People’s care was entirely person centred and their care plans written with contributions from them, their relatives and any health or social care professionals involved in their care and reviewed regularly. The information included for example, people’s dietary, sexual, histories, cultural preferences and choices and the outcomes they wanted to achieve.
Staff and management were fully committed to ensuring that people’s communication needs were met. Many communication methods were used, including modern technology, easy read and pictorial information and human translators. The service told us they would cater for any communication needs and that they would use innovative and effective ways to communicate and follow each person’s wishes on their preferred method of communication.
A wide variety of educational, employment and voluntary activities were offered and there were many leisure activities arrange for the people who used the service. People were encouraged to learn new skills by attending training sessions, such as learning how to cook.
There was a complaints policy which all the people we spoke with knew about and there were processes in place to deal with any complaints.

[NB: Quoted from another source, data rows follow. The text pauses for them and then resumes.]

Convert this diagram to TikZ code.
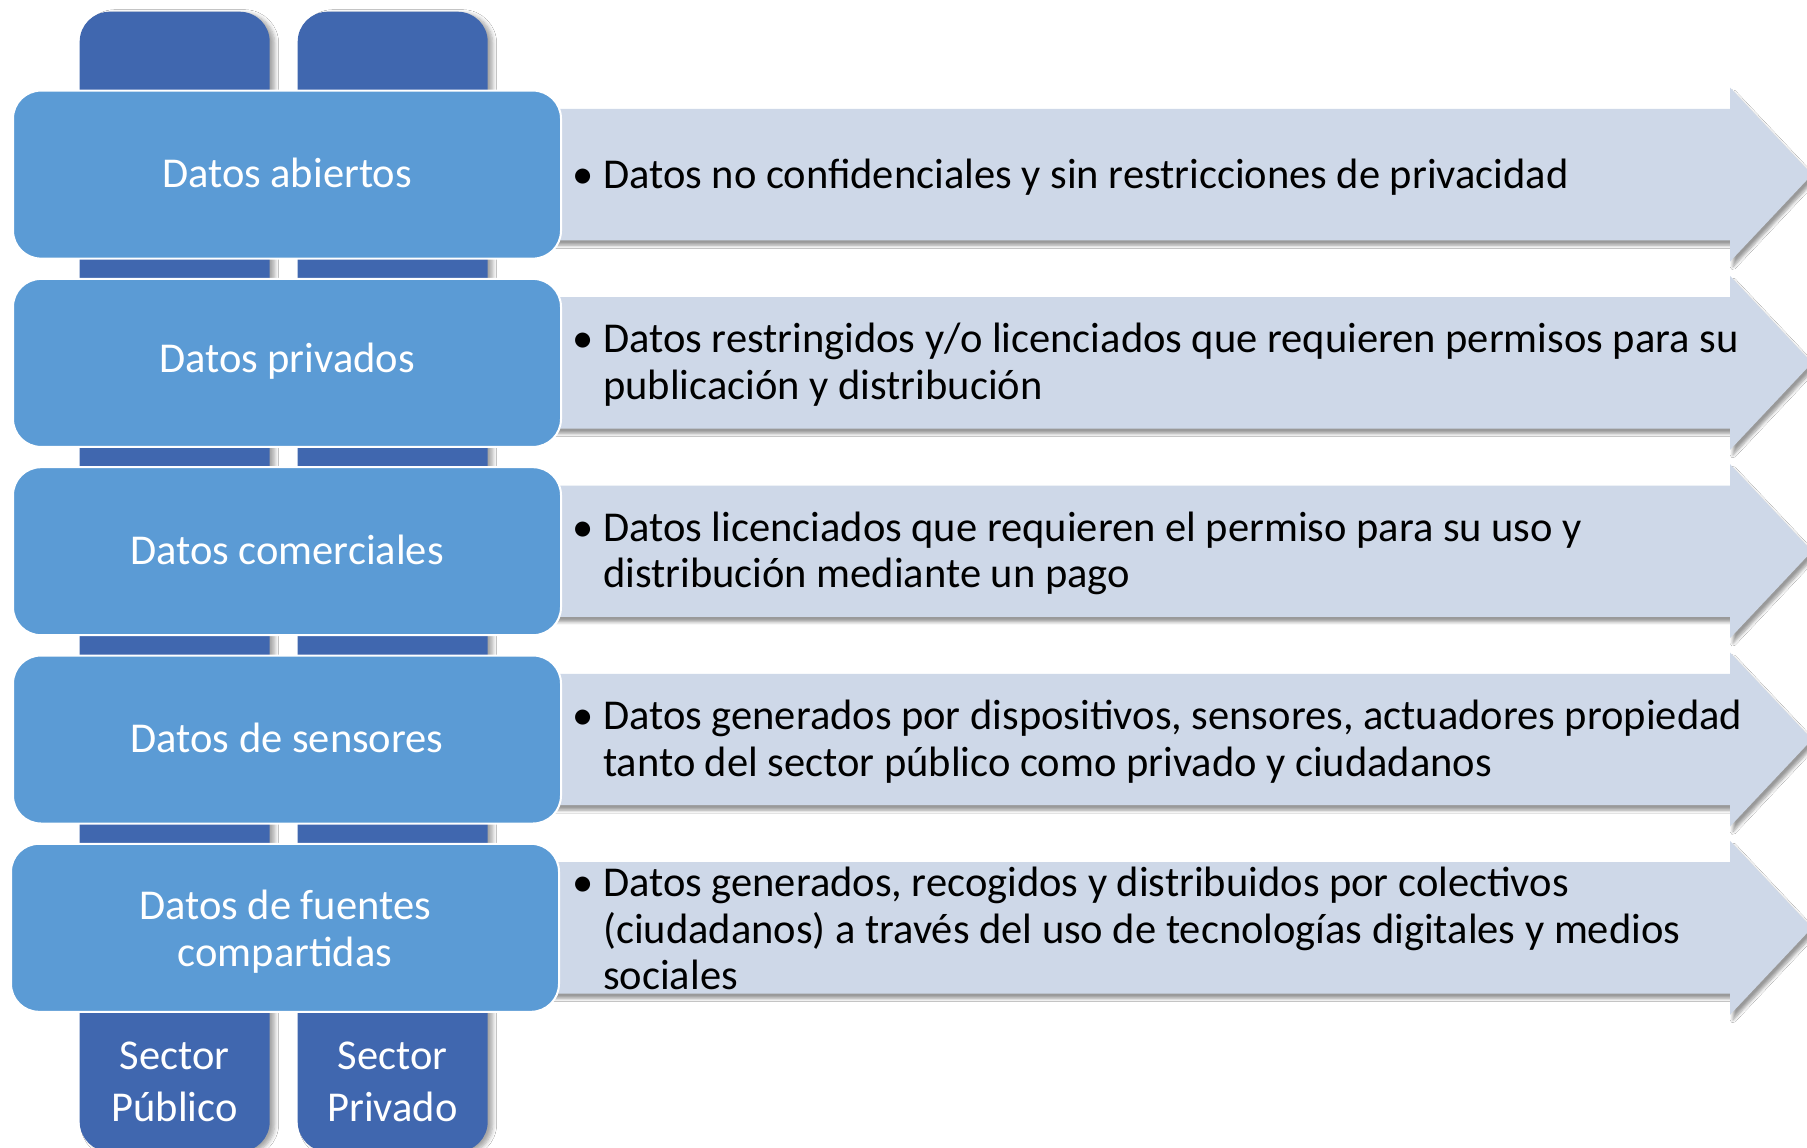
\documentclass[tikz,border=0pt]{standalone}
\usepackage{fontspec}
\setmainfont{Carlito}
\usetikzlibrary{shadows,shadows.blur}
\definecolor{coldark}{RGB}{64,103,175}
\definecolor{boxblue}{RGB}{91,155,213}
\definecolor{arrowfill}{RGB}{206,216,232}
\newcommand{\bul}{\makebox[30pt][l]{\hspace*{-1pt}•}}
\newcommand{\ind}{\hspace*{30pt}}
\begin{document}
\begin{tikzpicture}[x=1pt,y=-1pt,
  colbox/.style={fill=coldark, rounded corners=30pt, inner sep=0pt,
    blur shadow={shadow xshift=5pt, shadow yshift=-2pt, shadow opacity=35, shadow blur steps=6, shadow blur radius=4pt}},
  arrowshape/.style={fill=arrowfill,
    blur shadow={shadow xshift=3pt, shadow yshift=-5pt, shadow opacity=40, shadow blur steps=6, shadow blur radius=3pt}},
  catbox/.style={fill=boxblue, draw=white, line width=2pt, rounded corners=28pt,
    minimum width=548pt, minimum height=168pt, inner sep=0pt},
  cattext/.style={text=white, align=center, inner sep=0pt,
    font=\fontsize{42.5}{46.5}\selectfont},
  desctext/.style={anchor=west, inner sep=0pt, align=left, text=black,
    font=\fontsize{42.5}{46.5}\selectfont},
  sectortext/.style={text=white, align=center, inner sep=0pt,
    font=\fontsize{42.5}{52}\selectfont}]
\useasboundingbox (0,0) rectangle (1807,1148);
\fill[white] (0,0) rectangle (1807,1148);

% columns
\node[colbox, minimum width=190pt, minimum height=1140pt, anchor=north west] (colA) at (79.5,11.5) {};
\node[colbox, minimum width=190pt, minimum height=1140pt, anchor=north west] (colB) at (297.5,11.5) {};

% arrows
\foreach \i in {0,...,4} {
  \pgfmathsetmacro{\c}{174.6+188.3*\i}
  \path[arrowshape] (540,\c-65.7) -- (1730,\c-65.7) -- (1730,\c-87) -- (1812,\c)
     -- (1730,\c+87) -- (1730,\c+65.7) -- (540,\c+65.7) -- cycle;
}

% category boxes
\node[catbox] (b1) at (287,174.6) {};
\node[catbox] (b2) at (287,362.9) {};
\node[catbox] (b3) at (287,551.2) {};
\node[catbox] (b4) at (287,739.5) {};
\node[catbox] (b5) at (285,927.8) {};
\node[cattext] (t1) at ([yshift=1.5pt]b1.center) {Datos abiertos};
\node[cattext] (t2) at ([yshift=1.5pt]b2.center) {Datos privados};
\node[cattext] (t3) at ([yshift=1.5pt]b3.center) {Datos comerciales};
\node[cattext] (t4) at ([yshift=1.5pt]b4.center) {Datos de sensores};
\node[cattext] (t5) at ([yshift=-4pt]b5.center) {Datos de fuentes\\compartidas};

% descriptions
\node[desctext] (d1) at (573,176.8) {\bul Datos no confidenciales y sin restricciones de privacidad};
\node[desctext] (d2) at (573,364.9) {\bul Datos restringidos y/o licenciados que requieren permisos para su\\\ind publicación y distribución};
\node[desctext] (d3) at (573,553.2) {\bul Datos licenciados que requieren el permiso para su uso y\\\ind distribución mediante un pago};
\node[desctext] (d4) at (573,741.5) {\bul Datos generados por dispositivos, sensores, actuadores propiedad\\\ind tanto del sector público como privado y ciudadanos};
\node[desctext] (d5) at (573,928.8) {\bul Datos generados, recogidos y distribuidos por colectivos\\\ind (ciudadanos) a través del uso de tecnologías digitales y medios\\\ind sociales};

% sector labels
\node[sectortext] (s1) at (174.6,1082) {Sector\\Público};
\node[sectortext] (s2) at (392.5,1082) {Sector\\Privado};
\end{tikzpicture}
\end{document}
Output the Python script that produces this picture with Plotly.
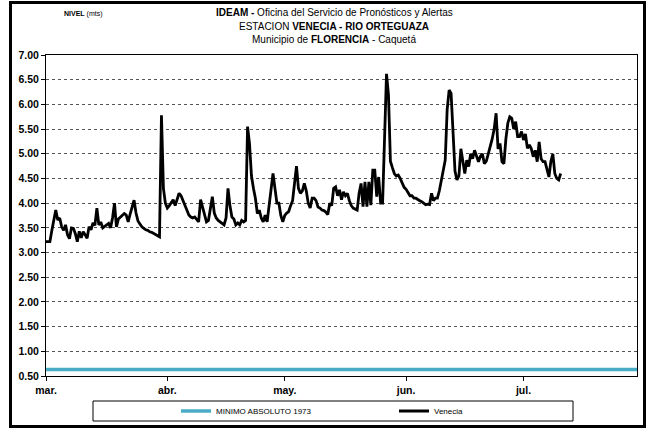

People told us that any issues they had were resolved through discussions with staff and the management of the service.
The management team were open and transparent during and after the inspection visit. We were supplied with thorough documentation which showed that effective systems and quality assurance processes were in place to provide and monitor the service. The management team were clear that they wanted to provide a service which met the needs of the people they were supporting and which achieved good outcomes for them.
The managers fully engaged with the people who used the service, their relatives’, health and social care professionals and staff to consult with them and obtain their views about the service.
The service has been developed and designed in line with the values that underpin the ‘Registering the Right Support’ and other best practice guidance. These values include choice, promotion of independence and inclusion and that people with learning disabilities and autism using the service can live as ordinary a life as any citizen.
Policies and systems supported people to have maximum choice and control of their lives and staff supported them in the least restrictive way possible.
We saw that people’s needs were supported by good working relationships with other organisations. These supplied health and social care, employment, education and leisure opportunities to the people who used the service.
We found the people were cared for in a way which was safe and which encouraged them to live their lives safely. Staff were recruited using safe methods and where medication was administered it was done so properly. Staff knew about how to protect people from abuse and people’s needs had been properly risk assessed.
There were sufficient numbers of staff to support people throughout a 24-hour period, according to how each person’s needs had been assessed. Medication was stored and administered safely and people were encouraged to be safe by learning skills to help them stay safe around their homes, such as cooking and in the outside environment, such as going out shopping or to work on the providers small farm
Staff were appropriately inducted, trained and supervised on a regular basis and demonstrated to us that they had good skills. People were encouraged to eat and prepare healthy diets and where needed, supported appropriately.